We have several MDS iNET radios linking remote locations. The data at these locations are sensitive and I need to keep it off of the corporate network. These radios only have 256k of bandwidth at best. I’m trying to have two IPSEC VPNs to backhaul back to the servers they need to talk to. The locations that are a couple blocks away operate just fine. However, the locations that are greater than 3 miles out are locking up. The locations have Cradlepoints and connect back to a Palo alto. The cradlepoints have an active LTE modem. Failover is setup where the iNET radio is the primary (cause it’s cheaper than paying for data) and we would like to have backup internet to these locations.
There are two VPNs.
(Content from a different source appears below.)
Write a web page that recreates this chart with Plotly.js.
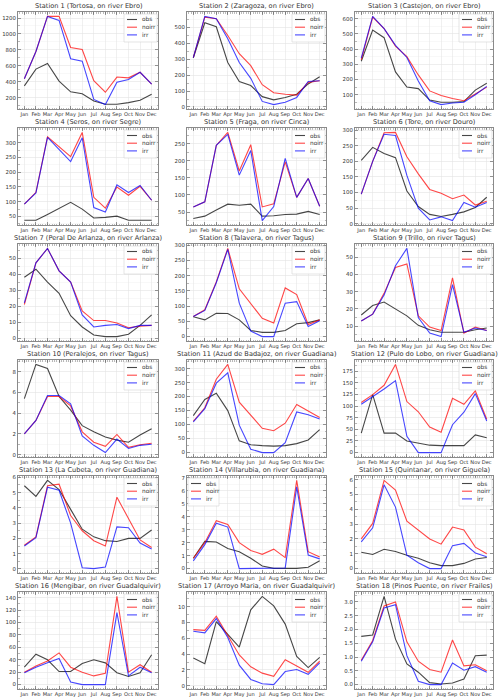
<!DOCTYPE html>
<html>
<head>
<meta charset="utf-8">
<script src="https://cdn.plot.ly/plotly-3.0.1.min.js"></script>
<style>html,body{margin:0;padding:0;background:#fff;}#chart{width:500px;height:700px;opacity:0.999;}</style>
</head>
<body>
<div id="chart"></div>
<script>
const months = ["Jan","Feb","Mar","Apr","May","Jun","Jul","Aug","Sep","Oct","Nov","Dec"];
const titles = [
  "Station 1 (Tortosa, on river Ebro)",
  "Station 2 (Zaragoza, on river Ebro)",
  "Station 3 (Castejon, on river Ebro)",
  "Station 4 (Seros, on river Segre)",
  "Station 5 (Fraga, on river Cinca)",
  "Station 6 (Tore, on river Douro)",
  "Station 7 (Peral De Arlanza, on river Arlanza)",
  "Station 8 (Talavera, on river Tagus)",
  "Station 9 (Trillo, on river Tagus)",
  "Station 10 (Peralejos, on river Tagus)",
  "Station 11 (Azud de Badajoz, on river Guadiana)",
  "Station 12 (Pulo do Lobo, on river Guadiana)",
  "Station 13 (La Cubeta, on river Guadiana)",
  "Station 14 (Villarubia, on river Guadiana)",
  "Station 15 (Quintanar, on river Giguela)",
  "Station 16 (Mengibar, on river Guadalquivir)",
  "Station 17 (Arroyo Maria, on river Guadalquivir)",
  "Station 18 (Pinos Puente, on river Frailes)"
];
const seriesNames = ["obs","noirr","irr"];
const obs = [
  [350,560,630,410,275,250,160,120,120,140,170,245],
  [310,530,505,280,160,135,65,45,60,80,145,190],
  [320,525,475,250,150,140,65,50,50,55,130,175],
  [37,37,57,77,98,75,45,47,51,37,36,37],
  [31,38,56,73,70,73,38,39,43,44,52,43],
  [203,245,225,212,105,55,30,23,30,38,52,85],
  [38,43,35,28,14,7,2,1,1,2.5,8,14.5],
  [65,55,77,76,55,20,14,14,20,42,46,55],
  [16.5,22,24,20,16,10.5,8,6.5,6.3,6.5,8,9],
  [5.4,8.7,8.3,5.6,4.3,2.8,2.2,1.7,1.4,1.2,1.9,2.5],
  [132,190,212,150,42,28,25,23,25,32,45,82],
  [42,125,42,42,25,20,16,15,15,15,38,32],
  [5.45,4.75,5.8,5.2,3.9,2.6,2.1,1.85,1.8,2.0,2.0,2.55],
  [0.8,2.1,2.05,1.55,1.3,0.8,0.2,0.02,0.02,0.02,0.1,0.6],
  [1.1,0.95,1.3,1.15,0.9,0.7,0.4,0.2,0.2,0.35,0.65,0.75],
  [28,49,40,21,21,34,40,35,19,13,19,48],
  [3.5,2.8,8.1,6.5,4.9,9.6,11.3,10.1,7.8,3.7,2.3,3.6],
  [1.75,1.8,3.2,1.65,0.75,0.45,0.07,0.02,0.06,0.2,1.05,1.07]
];
const noirr = [
  [440,780,1220,1220,830,805,415,270,460,450,520,370],
  [310,565,555,450,335,260,140,90,80,75,155,165],
  [330,610,535,420,350,230,125,95,75,60,105,150],
  [92,132,320,285,253,335,115,78,150,122,152,105],
  [65,80,245,283,170,247,65,74,197,93,148,67],
  [95,200,292,293,215,160,110,98,80,92,60,72],
  [21,47,56,42,35,17,11,11,9.5,6.5,7.5,8],
  [66,88,180,290,157,110,60,45,160,138,40,55],
  [13,17,29,44,46,16,9.5,7.5,38,6,9.5,7.5],
  [2.0,3.3,5.6,5.6,4.7,2.2,1.2,0.8,1.95,0.7,0.95,1.1],
  [112,160,262,315,180,133,87,78,105,172,150,125],
  [108,125,145,190,110,88,55,44,117,104,133,72],
  [1.55,2.1,5.45,5.55,3.5,2.5,1.85,1.5,4.7,3.3,1.9,1.4],
  [0.8,2.0,3.7,3.4,2.0,1.4,1.1,1.5,0.85,6.8,1.3,0.9],
  [2.0,3.05,5.95,5.3,3.2,2.6,2.0,1.65,2.8,2.6,1.45,1.0],
  [20,30,38,51,28,20,14,18,142,20,32,20],
  [7.1,7.0,8.8,6.3,3.9,2.4,1.6,1.2,3.3,2.5,1.7,3.1],
  [0.88,1.6,2.85,3.0,1.55,0.85,0.55,0.45,1.62,0.68,0.72,0.5]
];
const irr = [
  [440,780,1220,1170,690,660,180,115,395,430,520,370],
  [310,570,555,430,280,180,35,15,30,60,160,165],
  [340,615,535,425,345,190,60,35,45,50,100,155],
  [92,130,318,277,236,317,80,65,157,131,155,105],
  [65,80,245,277,158,230,25,66,207,93,148,67],
  [95,200,287,283,155,50,12,22,10,68,53,68],
  [22,47,56,42,35,14.5,7,8,8.5,6,8,8],
  [66,86,177,287,110,18,0,0,110,115,33,52],
  [13,17,28,45,55,15,6,4,34,6.5,9,7.5],
  [2.0,3.3,5.7,5.7,4.9,1.8,0.9,0.2,1.5,0.6,0.9,1.0],
  [110,157,248,285,98,12,0,0,35,145,135,120],
  [104,120,137,155,35,0,0,0,60,87,127,68],
  [1.5,2.05,5.35,5.15,3.0,0.08,0.02,0.12,2.75,2.7,1.7,1.3],
  [0.6,1.85,3.5,3.2,0.0,0,0,0,0.05,6.3,1.05,0.75],
  [1.8,2.75,5.65,4.15,0.9,0.4,0.0,0.0,1.55,1.7,1.05,0.8],
  [19,28,35,42,4,0,0,0,116,14,28,19],
  [6.9,6.7,8.5,6.1,2.6,0.8,0.25,0.15,1.8,2.05,1.45,2.9],
  [0.85,1.55,2.78,2.9,1.05,0.12,0.0,0.0,0.78,0.52,0.65,0.45]
];

// ---- styling (not data) ----
const yDticks = [200,100,100,50,50,50,10,50,10,2,50,25,1,1,1,20,2,0.5];
const legendLeft = [13];
const colors = ["rgba(0,0,0,0.72)","rgba(255,0,0,0.72)","rgba(0,0,255,0.72)"];
const W = 500, H = 700;
const colPx = [[18,158],[187,326],[355,493]];
const rowTop0 = 12, rowH = 97, rowStep = 116;
const FONT = "DejaVu Sans, Liberation Sans, sans-serif";
const monthIdx = months.map((m, j) => j);

const traces = [];
const layout = {
  width: W, height: H,
  margin: {l:0, r:0, t:0, b:0},
  paper_bgcolor: "#fff", plot_bgcolor: "#fff",
  font: {family: FONT, size: 5, color: "#333"},
  showlegend: false,
  annotations: [],
  shapes: []
};

for (let i = 0; i < 18; i++) {
  const r = Math.floor(i / 3), c = i % 3;
  const sfx = i === 0 ? "" : String(i + 1);
  const xr = "x" + sfx, yr = "y" + sfx;
  const top = rowTop0 + r * rowStep, bot = top + rowH;
  const xd = [colPx[c][0] / W, colPx[c][1] / W];
  const yd = [1 - bot / H, 1 - top / H];
  const sets = [obs[i], noirr[i], irr[i]];
  sets.forEach((vals, k) => {
    traces.push({
      x: monthIdx, y: vals, type: "scatter", mode: "lines",
      name: seriesNames[k], xaxis: xr, yaxis: yr,
      line: {color: colors[k], width: 1.1},
      hoverinfo: "skip"
    });
  });
  const all = sets.flat();
  const mn = Math.min(...all), mx = Math.max(...all);
  const pad = (mx - mn) * 0.05;
  layout["xaxis" + sfx] = {
    domain: xd, anchor: yr,
    range: [-0.55, 11.55],
    tickvals: monthIdx, ticktext: months, tickangle: 0,
    ticks: "inside", ticklen: 3, tickcolor: "#555", tickwidth: 0.6,
    showline: true, linecolor: "#8a8a8a", linewidth: 1, mirror: "allticks",
    showgrid: true, gridcolor: "#e6e6e6", gridwidth: 0.6,
    minor: {dtick: 0.2, tick0: 0, ticks: "inside", ticklen: 1.5, tickcolor: "#777", tickwidth: 0.5, showgrid: false},
    tickfont: {size: 5.1, color: "#333", family: FONT},
    fixedrange: true, zeroline: false
  };
  layout["yaxis" + sfx] = {
    domain: yd, anchor: xr,
    range: [mn - pad, mx + pad],
    dtick: yDticks[i], tick0: 0,
    tickformat: yDticks[i] < 1 ? ".1f" : "",
    ticks: "inside", ticklen: 3, tickcolor: "#555", tickwidth: 0.6,
    showline: true, linecolor: "#8a8a8a", linewidth: 1, mirror: "allticks",
    showgrid: true, gridcolor: "#e3e3e3", gridwidth: 0.6,
    minor: {dtick: yDticks[i] / 2, ticks: "inside", ticklen: 1.5, tickcolor: "#777", tickwidth: 0.5, showgrid: true, gridcolor: "#f2f2f2", gridwidth: 0.5},
    tickfont: {size: 5.4, color: "#333", family: FONT},
    fixedrange: true, zeroline: false
  };
  // title
  layout.annotations.push({
    text: titles[i],
    xref: xr + " domain", yref: yr + " domain",
    x: 0.5, y: 1, xanchor: "center", yanchor: "bottom", yshift: 0,
    showarrow: false,
    font: {size: 6.6, color: "#333", family: FONT}
  });
  // compact legend box (pixel offsets from a plot corner)
  const left = legendLeft.includes(i);
  const ax = left ? 0 : 1;
  const bx0 = left ? 1 : -34, bx1 = left ? 32 : -1;
  const lx0 = left ? 4 : -31, lx1 = left ? 14 : -21;
  const tx = left ? 17 : -18;
  layout.shapes.push({
    type: "rect", xref: xr + " domain", yref: yr + " domain",
    xsizemode: "pixel", ysizemode: "pixel", xanchor: ax, yanchor: 1,
    x0: bx0, x1: bx1, y0: -2, y1: -30,
    line: {color: "#d4d4d4", width: 0.6}, fillcolor: "rgba(255,255,255,0.85)",
    layer: "above"
  });
  seriesNames.forEach((nm, k) => {
    const yy = -7.5 - k * 7.7;
    layout.shapes.push({
      type: "line", xref: xr + " domain", yref: yr + " domain",
      xsizemode: "pixel", ysizemode: "pixel", xanchor: ax, yanchor: 1,
      x0: lx0, x1: lx1, y0: yy, y1: yy,
      line: {color: colors[k], width: 1.1}, layer: "above"
    });
    layout.annotations.push({
      text: nm, xref: xr + " domain", yref: yr + " domain",
      x: ax, y: 1, xshift: tx, yshift: yy,
      xanchor: "left", yanchor: "middle", showarrow: false,
      font: {size: 5.8, color: "#333", family: FONT}
    });
  });
}

Plotly.newPlot("chart", traces, layout, {staticPlot: true, displayModeBar: false});
</script>
</body>
</html>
One for each subnet where two sets of devices live.
Now, the VPNs never disconnect. After about 20 minutes, no traffic will flow through ONE VPN. I can restart the cradlepoint, and traffic will flow again. OR I can turn off the ethernet interface connected to the iNET radio and the data will flow just fine over LTE once the VPNs are reestablished.
I thought it was a routing table problem not properly being changed at a failover, but then I noticed that the VPN never actually goes down, so failover is never activated. This lead me to think that IPSEC is producing more bandwidth than the iNET radios can handle.
Traffic flowing from the remote locations is low. We don’t really need a lot of bandwidth to these locations. Only DNP traffic is being pushed. Think SNMP, but for industrial equipment.
Also, I can access the cradlepoint’s web GUI through WAN and see that the VPNs are still connected.
I looked through the logs and nothing stands out. Traffic just dies and the server can’t ping the devices and the local network can ping the server.
Does IPSEC provide enough overhead to where there’s a minimum bandwidth requirement?